(Stored data):
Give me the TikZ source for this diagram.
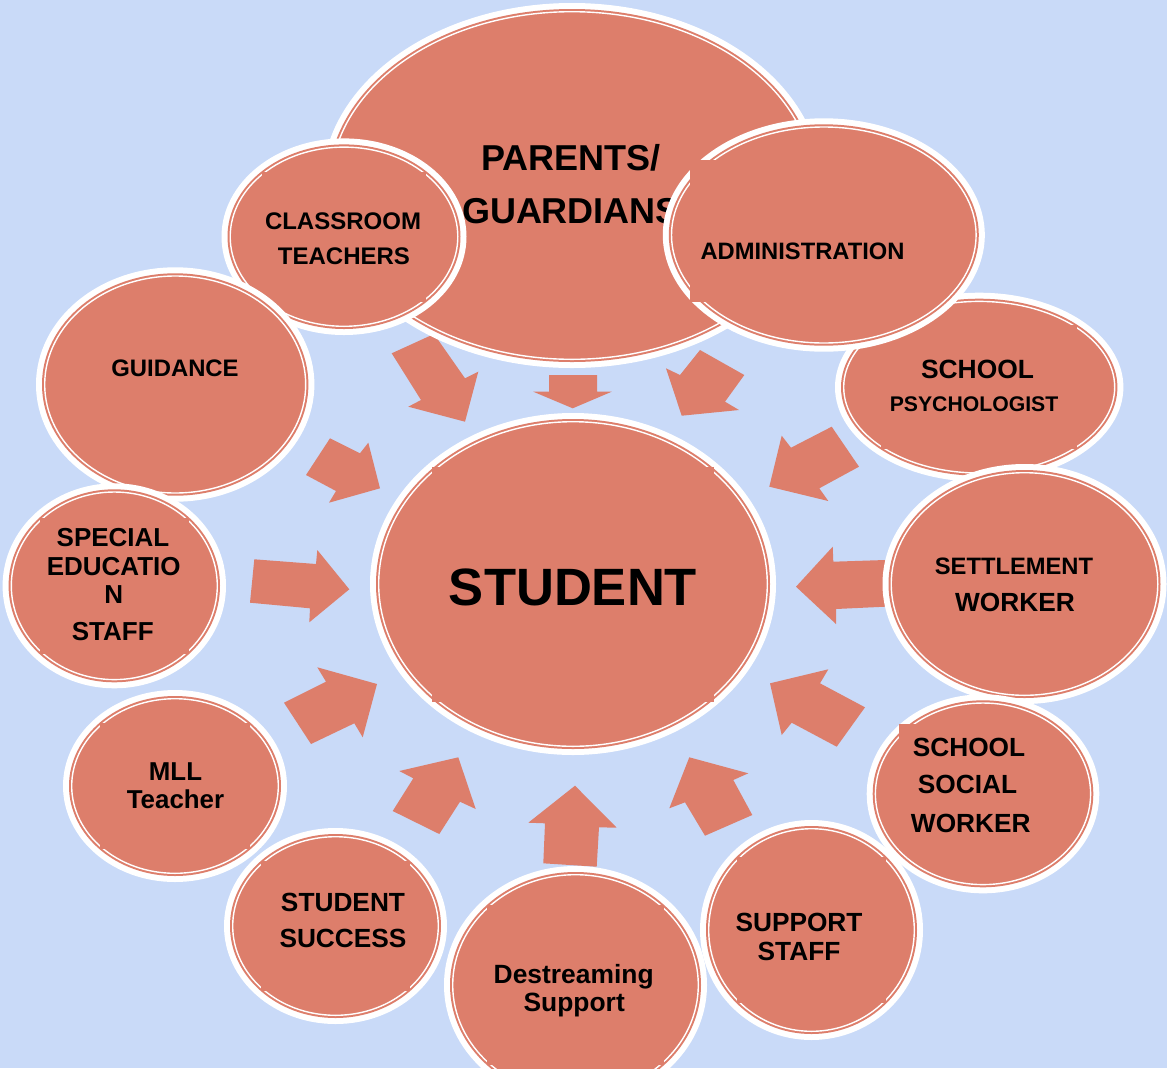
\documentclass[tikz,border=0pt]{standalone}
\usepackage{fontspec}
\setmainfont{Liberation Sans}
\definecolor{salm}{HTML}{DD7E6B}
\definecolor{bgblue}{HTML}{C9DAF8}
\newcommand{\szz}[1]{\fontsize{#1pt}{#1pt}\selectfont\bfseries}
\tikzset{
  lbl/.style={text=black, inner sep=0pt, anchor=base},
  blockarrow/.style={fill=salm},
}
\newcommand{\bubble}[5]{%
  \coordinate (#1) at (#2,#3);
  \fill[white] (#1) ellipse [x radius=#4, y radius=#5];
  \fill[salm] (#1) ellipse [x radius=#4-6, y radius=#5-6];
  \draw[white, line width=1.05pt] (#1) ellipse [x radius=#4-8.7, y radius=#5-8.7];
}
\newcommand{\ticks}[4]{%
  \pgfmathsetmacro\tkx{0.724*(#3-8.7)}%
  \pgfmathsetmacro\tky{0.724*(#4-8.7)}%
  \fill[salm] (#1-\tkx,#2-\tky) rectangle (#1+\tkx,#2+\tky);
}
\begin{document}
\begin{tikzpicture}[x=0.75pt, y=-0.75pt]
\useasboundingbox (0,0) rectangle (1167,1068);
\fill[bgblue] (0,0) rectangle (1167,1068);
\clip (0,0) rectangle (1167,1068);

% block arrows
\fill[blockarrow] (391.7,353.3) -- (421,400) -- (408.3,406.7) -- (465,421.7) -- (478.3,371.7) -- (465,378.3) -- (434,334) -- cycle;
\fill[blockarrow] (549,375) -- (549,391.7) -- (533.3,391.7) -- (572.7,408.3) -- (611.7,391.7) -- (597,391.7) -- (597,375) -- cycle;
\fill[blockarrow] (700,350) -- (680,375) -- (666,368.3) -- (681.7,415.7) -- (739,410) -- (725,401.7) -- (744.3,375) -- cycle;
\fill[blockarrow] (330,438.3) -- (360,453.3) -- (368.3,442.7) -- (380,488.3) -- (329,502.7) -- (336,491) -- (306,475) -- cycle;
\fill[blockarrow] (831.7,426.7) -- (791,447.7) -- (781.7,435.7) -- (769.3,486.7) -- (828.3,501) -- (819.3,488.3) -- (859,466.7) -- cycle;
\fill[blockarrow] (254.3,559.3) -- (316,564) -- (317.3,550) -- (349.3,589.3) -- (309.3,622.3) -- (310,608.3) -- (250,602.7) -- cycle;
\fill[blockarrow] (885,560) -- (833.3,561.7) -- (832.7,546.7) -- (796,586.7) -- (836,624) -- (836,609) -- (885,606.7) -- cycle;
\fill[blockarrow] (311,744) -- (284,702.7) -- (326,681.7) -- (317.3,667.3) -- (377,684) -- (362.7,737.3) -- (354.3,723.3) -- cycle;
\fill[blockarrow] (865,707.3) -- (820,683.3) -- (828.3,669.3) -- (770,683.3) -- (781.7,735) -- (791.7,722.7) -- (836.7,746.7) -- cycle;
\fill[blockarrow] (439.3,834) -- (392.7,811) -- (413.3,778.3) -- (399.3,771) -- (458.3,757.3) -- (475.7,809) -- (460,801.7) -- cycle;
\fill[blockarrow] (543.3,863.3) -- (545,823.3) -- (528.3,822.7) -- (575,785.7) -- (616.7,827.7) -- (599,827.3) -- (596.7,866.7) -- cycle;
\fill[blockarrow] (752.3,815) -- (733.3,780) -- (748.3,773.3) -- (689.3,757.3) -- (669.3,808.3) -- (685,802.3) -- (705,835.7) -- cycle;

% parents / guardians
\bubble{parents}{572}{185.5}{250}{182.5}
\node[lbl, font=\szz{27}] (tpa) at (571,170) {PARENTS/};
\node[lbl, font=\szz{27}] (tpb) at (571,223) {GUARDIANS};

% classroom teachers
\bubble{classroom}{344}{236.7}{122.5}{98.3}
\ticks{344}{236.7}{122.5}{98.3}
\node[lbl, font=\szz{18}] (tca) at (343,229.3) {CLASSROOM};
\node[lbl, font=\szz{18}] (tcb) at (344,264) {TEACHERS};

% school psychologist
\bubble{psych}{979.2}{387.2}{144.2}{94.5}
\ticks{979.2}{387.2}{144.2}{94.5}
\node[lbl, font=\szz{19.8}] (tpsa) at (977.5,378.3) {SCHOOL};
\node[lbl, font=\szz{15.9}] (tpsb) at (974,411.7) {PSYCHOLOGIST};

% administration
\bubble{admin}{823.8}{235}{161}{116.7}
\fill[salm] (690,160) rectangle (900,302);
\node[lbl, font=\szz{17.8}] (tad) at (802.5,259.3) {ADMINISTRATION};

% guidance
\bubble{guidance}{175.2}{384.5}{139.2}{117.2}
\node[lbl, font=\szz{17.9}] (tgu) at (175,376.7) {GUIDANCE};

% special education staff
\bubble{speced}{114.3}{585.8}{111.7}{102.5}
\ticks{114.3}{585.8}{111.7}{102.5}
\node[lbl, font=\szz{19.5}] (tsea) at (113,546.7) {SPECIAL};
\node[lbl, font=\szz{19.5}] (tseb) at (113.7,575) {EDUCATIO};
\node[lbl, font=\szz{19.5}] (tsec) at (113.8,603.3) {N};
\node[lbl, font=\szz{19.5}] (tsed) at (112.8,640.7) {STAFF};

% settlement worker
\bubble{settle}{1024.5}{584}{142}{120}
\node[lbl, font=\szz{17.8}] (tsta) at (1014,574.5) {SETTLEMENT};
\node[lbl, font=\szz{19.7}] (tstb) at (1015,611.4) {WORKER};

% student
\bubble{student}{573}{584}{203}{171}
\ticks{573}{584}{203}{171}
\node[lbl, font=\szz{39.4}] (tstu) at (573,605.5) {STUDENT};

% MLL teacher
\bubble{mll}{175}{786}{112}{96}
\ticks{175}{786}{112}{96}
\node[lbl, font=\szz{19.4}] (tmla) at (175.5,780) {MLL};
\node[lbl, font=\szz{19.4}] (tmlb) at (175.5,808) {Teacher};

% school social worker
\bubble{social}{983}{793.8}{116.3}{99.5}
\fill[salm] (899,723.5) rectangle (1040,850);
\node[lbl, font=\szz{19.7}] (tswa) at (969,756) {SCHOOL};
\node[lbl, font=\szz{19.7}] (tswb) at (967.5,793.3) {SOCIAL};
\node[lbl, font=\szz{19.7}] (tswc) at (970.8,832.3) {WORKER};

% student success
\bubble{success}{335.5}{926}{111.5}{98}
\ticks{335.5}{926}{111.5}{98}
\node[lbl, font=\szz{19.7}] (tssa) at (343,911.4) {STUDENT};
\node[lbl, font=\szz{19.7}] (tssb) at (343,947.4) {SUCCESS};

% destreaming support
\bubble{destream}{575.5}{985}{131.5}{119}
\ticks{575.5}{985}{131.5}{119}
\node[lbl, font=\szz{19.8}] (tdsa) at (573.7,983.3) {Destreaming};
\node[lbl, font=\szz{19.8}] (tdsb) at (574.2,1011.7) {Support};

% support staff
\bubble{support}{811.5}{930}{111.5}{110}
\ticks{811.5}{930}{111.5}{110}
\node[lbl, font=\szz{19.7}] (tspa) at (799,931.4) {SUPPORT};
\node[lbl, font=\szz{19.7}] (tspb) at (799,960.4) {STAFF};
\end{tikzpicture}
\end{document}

(What needs to be done): Leave the pictures out and copy the rest of the data exactly.

(Response for this exercise):
Give me the TikZ source for this diagram.
\documentclass[tikz,border=0pt]{standalone}
\usepackage{fontspec}
\setmainfont{Liberation Sans}
\definecolor{salm}{HTML}{DD7E6B}
\definecolor{bgblue}{HTML}{C9DAF8}
\newcommand{\szz}[1]{\fontsize{#1pt}{#1pt}\selectfont\bfseries}
\tikzset{
  lbl/.style={text=black, inner sep=0pt, anchor=base},
  blockarrow/.style={fill=salm},
}
\newcommand{\bubble}[5]{%
  \coordinate (#1) at (#2,#3);
  \fill[white] (#1) ellipse [x radius=#4, y radius=#5];
  \fill[salm] (#1) ellipse [x radius=#4-6, y radius=#5-6];
  \draw[white, line width=1.05pt] (#1) ellipse [x radius=#4-8.7, y radius=#5-8.7];
}
\newcommand{\ticks}[4]{%
  \pgfmathsetmacro\tkx{0.724*(#3-8.7)}%
  \pgfmathsetmacro\tky{0.724*(#4-8.7)}%
  \fill[salm] (#1-\tkx,#2-\tky) rectangle (#1+\tkx,#2+\tky);
}
\begin{document}
\begin{tikzpicture}[x=0.75pt, y=-0.75pt]
\useasboundingbox (0,0) rectangle (1167,1068);
\fill[bgblue] (0,0) rectangle (1167,1068);
\clip (0,0) rectangle (1167,1068);

% block arrows
\fill[blockarrow] (391.7,353.3) -- (421,400) -- (408.3,406.7) -- (465,421.7) -- (478.3,371.7) -- (465,378.3) -- (434,334) -- cycle;
\fill[blockarrow] (549,375) -- (549,391.7) -- (533.3,391.7) -- (572.7,408.3) -- (611.7,391.7) -- (597,391.7) -- (597,375) -- cycle;
\fill[blockarrow] (700,350) -- (680,375) -- (666,368.3) -- (681.7,415.7) -- (739,410) -- (725,401.7) -- (744.3,375) -- cycle;
\fill[blockarrow] (330,438.3) -- (360,453.3) -- (368.3,442.7) -- (380,488.3) -- (329,502.7) -- (336,491) -- (306,475) -- cycle;
\fill[blockarrow] (831.7,426.7) -- (791,447.7) -- (781.7,435.7) -- (769.3,486.7) -- (828.3,501) -- (819.3,488.3) -- (859,466.7) -- cycle;
\fill[blockarrow] (254.3,559.3) -- (316,564) -- (317.3,550) -- (349.3,589.3) -- (309.3,622.3) -- (310,608.3) -- (250,602.7) -- cycle;
\fill[blockarrow] (885,560) -- (833.3,561.7) -- (832.7,546.7) -- (796,586.7) -- (836,624) -- (836,609) -- (885,606.7) -- cycle;
\fill[blockarrow] (311,744) -- (284,702.7) -- (326,681.7) -- (317.3,667.3) -- (377,684) -- (362.7,737.3) -- (354.3,723.3) -- cycle;
\fill[blockarrow] (865,707.3) -- (820,683.3) -- (828.3,669.3) -- (770,683.3) -- (781.7,735) -- (791.7,722.7) -- (836.7,746.7) -- cycle;
\fill[blockarrow] (439.3,834) -- (392.7,811) -- (413.3,778.3) -- (399.3,771) -- (458.3,757.3) -- (475.7,809) -- (460,801.7) -- cycle;
\fill[blockarrow] (543.3,863.3) -- (545,823.3) -- (528.3,822.7) -- (575,785.7) -- (616.7,827.7) -- (599,827.3) -- (596.7,866.7) -- cycle;
\fill[blockarrow] (752.3,815) -- (733.3,780) -- (748.3,773.3) -- (689.3,757.3) -- (669.3,808.3) -- (685,802.3) -- (705,835.7) -- cycle;

% parents / guardians
\bubble{parents}{572}{185.5}{250}{182.5}
\node[lbl, font=\szz{27}] (tpa) at (571,170) {PARENTS/};
\node[lbl, font=\szz{27}] (tpb) at (571,223) {GUARDIANS};

% classroom teachers
\bubble{classroom}{344}{236.7}{122.5}{98.3}
\ticks{344}{236.7}{122.5}{98.3}
\node[lbl, font=\szz{18}] (tca) at (343,229.3) {CLASSROOM};
\node[lbl, font=\szz{18}] (tcb) at (344,264) {TEACHERS};

% school psychologist
\bubble{psych}{979.2}{387.2}{144.2}{94.5}
\ticks{979.2}{387.2}{144.2}{94.5}
\node[lbl, font=\szz{19.8}] (tpsa) at (977.5,378.3) {SCHOOL};
\node[lbl, font=\szz{15.9}] (tpsb) at (974,411.7) {PSYCHOLOGIST};

% administration
\bubble{admin}{823.8}{235}{161}{116.7}
\fill[salm] (690,160) rectangle (900,302);
\node[lbl, font=\szz{17.8}] (tad) at (802.5,259.3) {ADMINISTRATION};

% guidance
\bubble{guidance}{175.2}{384.5}{139.2}{117.2}
\node[lbl, font=\szz{17.9}] (tgu) at (175,376.7) {GUIDANCE};

% special education staff
\bubble{speced}{114.3}{585.8}{111.7}{102.5}
\ticks{114.3}{585.8}{111.7}{102.5}
\node[lbl, font=\szz{19.5}] (tsea) at (113,546.7) {SPECIAL};
\node[lbl, font=\szz{19.5}] (tseb) at (113.7,575) {EDUCATIO};
\node[lbl, font=\szz{19.5}] (tsec) at (113.8,603.3) {N};
\node[lbl, font=\szz{19.5}] (tsed) at (112.8,640.7) {STAFF};

% settlement worker
\bubble{settle}{1024.5}{584}{142}{120}
\node[lbl, font=\szz{17.8}] (tsta) at (1014,574.5) {SETTLEMENT};
\node[lbl, font=\szz{19.7}] (tstb) at (1015,611.4) {WORKER};

% student
\bubble{student}{573}{584}{203}{171}
\ticks{573}{584}{203}{171}
\node[lbl, font=\szz{39.4}] (tstu) at (573,605.5) {STUDENT};

% MLL teacher
\bubble{mll}{175}{786}{112}{96}
\ticks{175}{786}{112}{96}
\node[lbl, font=\szz{19.4}] (tmla) at (175.5,780) {MLL};
\node[lbl, font=\szz{19.4}] (tmlb) at (175.5,808) {Teacher};

% school social worker
\bubble{social}{983}{793.8}{116.3}{99.5}
\fill[salm] (899,723.5) rectangle (1040,850);
\node[lbl, font=\szz{19.7}] (tswa) at (969,756) {SCHOOL};
\node[lbl, font=\szz{19.7}] (tswb) at (967.5,793.3) {SOCIAL};
\node[lbl, font=\szz{19.7}] (tswc) at (970.8,832.3) {WORKER};

% student success
\bubble{success}{335.5}{926}{111.5}{98}
\ticks{335.5}{926}{111.5}{98}
\node[lbl, font=\szz{19.7}] (tssa) at (343,911.4) {STUDENT};
\node[lbl, font=\szz{19.7}] (tssb) at (343,947.4) {SUCCESS};

% destreaming support
\bubble{destream}{575.5}{985}{131.5}{119}
\ticks{575.5}{985}{131.5}{119}
\node[lbl, font=\szz{19.8}] (tdsa) at (573.7,983.3) {Destreaming};
\node[lbl, font=\szz{19.8}] (tdsb) at (574.2,1011.7) {Support};

% support staff
\bubble{support}{811.5}{930}{111.5}{110}
\ticks{811.5}{930}{111.5}{110}
\node[lbl, font=\szz{19.7}] (tspa) at (799,931.4) {SUPPORT};
\node[lbl, font=\szz{19.7}] (tspb) at (799,960.4) {STAFF};
\end{tikzpicture}
\end{document}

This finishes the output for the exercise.